Stated goal |
In the data below, find each line containing the string "this" and return it.

-------- Data rows --------

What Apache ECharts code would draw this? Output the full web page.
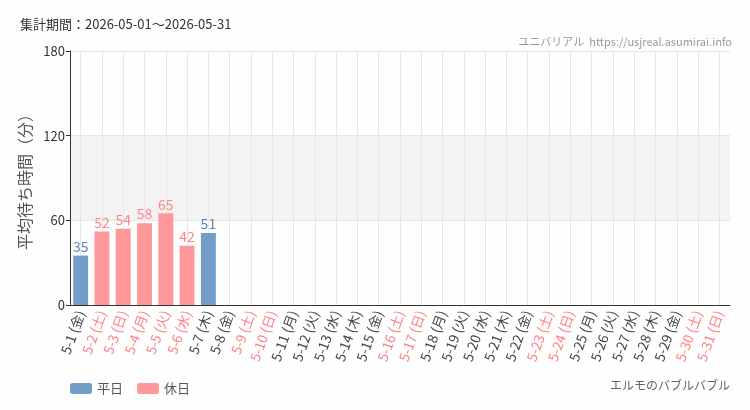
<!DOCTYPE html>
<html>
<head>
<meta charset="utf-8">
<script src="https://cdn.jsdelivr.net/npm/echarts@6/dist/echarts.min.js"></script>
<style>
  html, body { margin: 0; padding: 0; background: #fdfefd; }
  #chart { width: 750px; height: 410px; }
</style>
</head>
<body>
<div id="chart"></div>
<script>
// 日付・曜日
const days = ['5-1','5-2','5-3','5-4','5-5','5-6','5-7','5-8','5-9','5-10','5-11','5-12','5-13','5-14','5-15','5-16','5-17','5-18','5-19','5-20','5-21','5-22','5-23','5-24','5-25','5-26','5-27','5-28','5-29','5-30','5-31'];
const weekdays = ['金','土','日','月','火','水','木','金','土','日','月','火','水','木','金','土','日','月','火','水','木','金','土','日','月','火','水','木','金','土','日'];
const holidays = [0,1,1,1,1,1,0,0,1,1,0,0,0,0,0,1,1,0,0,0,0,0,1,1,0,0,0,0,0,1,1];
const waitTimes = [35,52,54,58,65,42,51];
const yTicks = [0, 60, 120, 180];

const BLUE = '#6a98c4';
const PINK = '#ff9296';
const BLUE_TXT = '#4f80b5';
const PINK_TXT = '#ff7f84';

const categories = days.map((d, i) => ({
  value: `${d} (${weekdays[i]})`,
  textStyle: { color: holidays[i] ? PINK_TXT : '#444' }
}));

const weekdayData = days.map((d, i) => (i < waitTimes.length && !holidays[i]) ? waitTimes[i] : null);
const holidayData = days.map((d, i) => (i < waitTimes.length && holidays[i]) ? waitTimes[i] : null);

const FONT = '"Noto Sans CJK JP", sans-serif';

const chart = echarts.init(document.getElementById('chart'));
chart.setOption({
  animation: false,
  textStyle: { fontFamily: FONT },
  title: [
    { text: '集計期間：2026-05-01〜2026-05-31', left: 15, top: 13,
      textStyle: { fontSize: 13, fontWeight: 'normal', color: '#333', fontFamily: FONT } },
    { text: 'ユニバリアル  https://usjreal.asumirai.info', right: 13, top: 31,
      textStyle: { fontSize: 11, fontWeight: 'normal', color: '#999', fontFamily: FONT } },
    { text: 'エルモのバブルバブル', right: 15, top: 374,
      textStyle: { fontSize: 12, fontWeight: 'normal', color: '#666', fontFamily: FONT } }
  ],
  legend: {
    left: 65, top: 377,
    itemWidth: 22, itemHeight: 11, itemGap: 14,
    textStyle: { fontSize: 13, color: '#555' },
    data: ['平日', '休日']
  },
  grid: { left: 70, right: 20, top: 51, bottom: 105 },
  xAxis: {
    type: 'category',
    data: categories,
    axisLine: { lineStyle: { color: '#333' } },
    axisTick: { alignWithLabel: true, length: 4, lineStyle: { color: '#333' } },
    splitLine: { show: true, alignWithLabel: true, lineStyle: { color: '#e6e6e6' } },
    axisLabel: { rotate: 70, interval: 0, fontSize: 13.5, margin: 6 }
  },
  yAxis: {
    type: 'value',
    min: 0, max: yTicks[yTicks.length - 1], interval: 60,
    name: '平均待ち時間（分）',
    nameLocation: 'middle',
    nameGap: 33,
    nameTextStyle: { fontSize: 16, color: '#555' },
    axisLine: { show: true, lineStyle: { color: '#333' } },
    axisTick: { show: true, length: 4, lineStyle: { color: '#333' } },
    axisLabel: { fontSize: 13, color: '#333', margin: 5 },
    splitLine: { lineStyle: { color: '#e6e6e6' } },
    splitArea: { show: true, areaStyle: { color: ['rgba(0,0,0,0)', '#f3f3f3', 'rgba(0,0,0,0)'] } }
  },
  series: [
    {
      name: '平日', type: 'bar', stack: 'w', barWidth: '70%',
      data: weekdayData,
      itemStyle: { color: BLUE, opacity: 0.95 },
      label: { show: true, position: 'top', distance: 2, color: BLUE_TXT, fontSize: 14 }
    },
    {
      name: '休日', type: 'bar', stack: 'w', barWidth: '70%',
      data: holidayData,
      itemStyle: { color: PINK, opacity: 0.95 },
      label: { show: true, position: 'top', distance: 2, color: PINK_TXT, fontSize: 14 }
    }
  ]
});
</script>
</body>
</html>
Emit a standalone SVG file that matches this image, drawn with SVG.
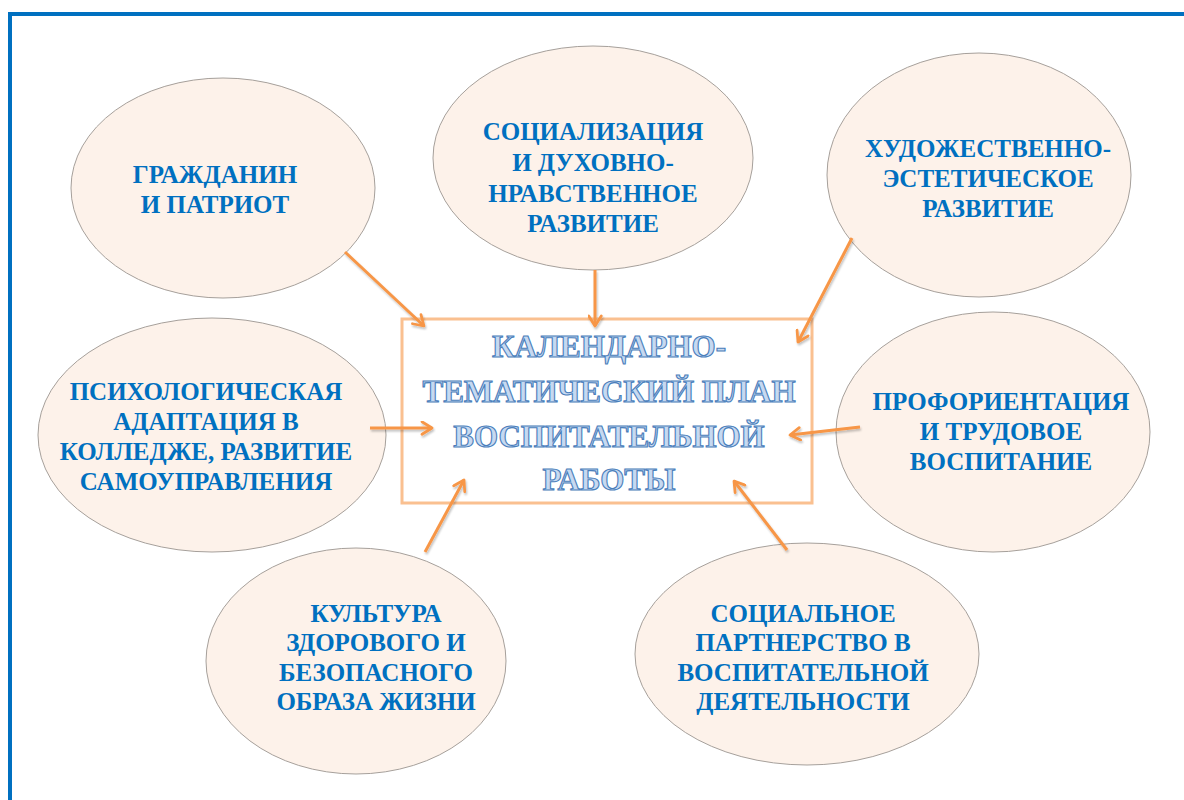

--------

Exercise output |
What Apache ECharts code would draw this? Output the full web page.
Emit a standalone SVG file that matches this image, drawn with SVG.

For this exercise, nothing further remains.